Spirit of BME said...

Lincoln’s words about democracy should always be viewed by the debate the Founders had with Washington, who spoke of the “tyranny of the majority” and that is why they established a collage to elect the President and strong States rights.
Many ghastly countries have had the title of “Democratic” in their name, the USSR claimed to be democratic as they held elections (for one party) and that ticked the box for many “useful idiots” in the West to support them.
I recall attending the first Dimbleby lecture at the BBC, where Lord Hailsham gave a talk without a scrap of paper before him for an hour and a half on the question –“ Do we live in an elected dictatorship?, the short answer was -yes, but he claimed the system worked because it was manned by “chaps” who got their values from the playing fields of Eton and the Church of England and would “play the game and do the right thing”, in any crisis and this had been tested over and over.
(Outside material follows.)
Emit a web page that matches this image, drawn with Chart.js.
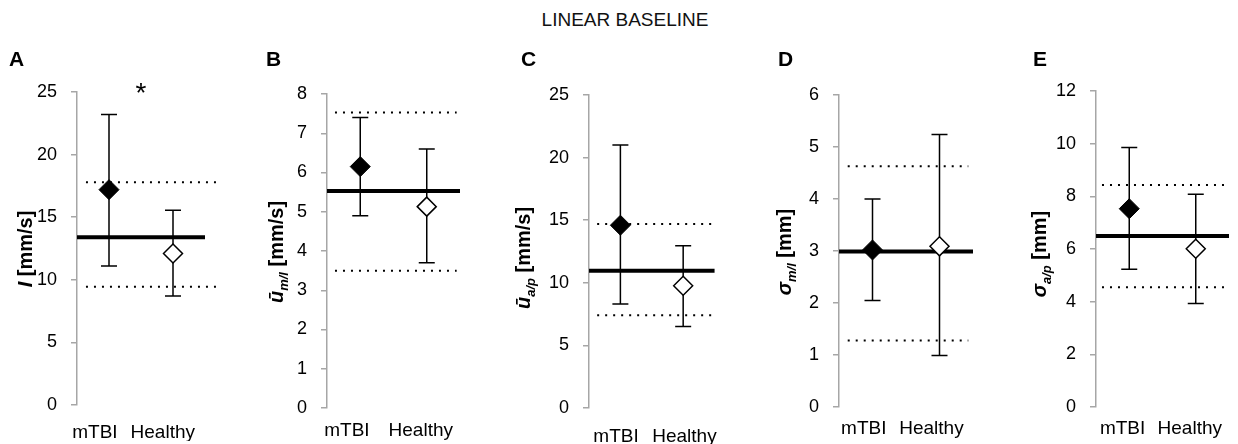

All the debate about the referendum and what it meant, based on this definition, is that the process was given life by an Act of Parliament, which only 52 members voted against. This Act did not qualify what a majority was and so one extra vote would produce a settled view of the question. The question of what “out” meant, the chaps would be well aware that all good clubs in St James`s have the power to back-ball cads , but these chaps would also know the reality of the 1533 Act when England left a powerful European Empire ,where it`s stated that England will not be subject to any foreign influence or government on her ability to make laws.
The English Constitution; unwritten clearly demands an agreed set of values to underpin it, but the current players we have on the stage, are not made of the right stuff.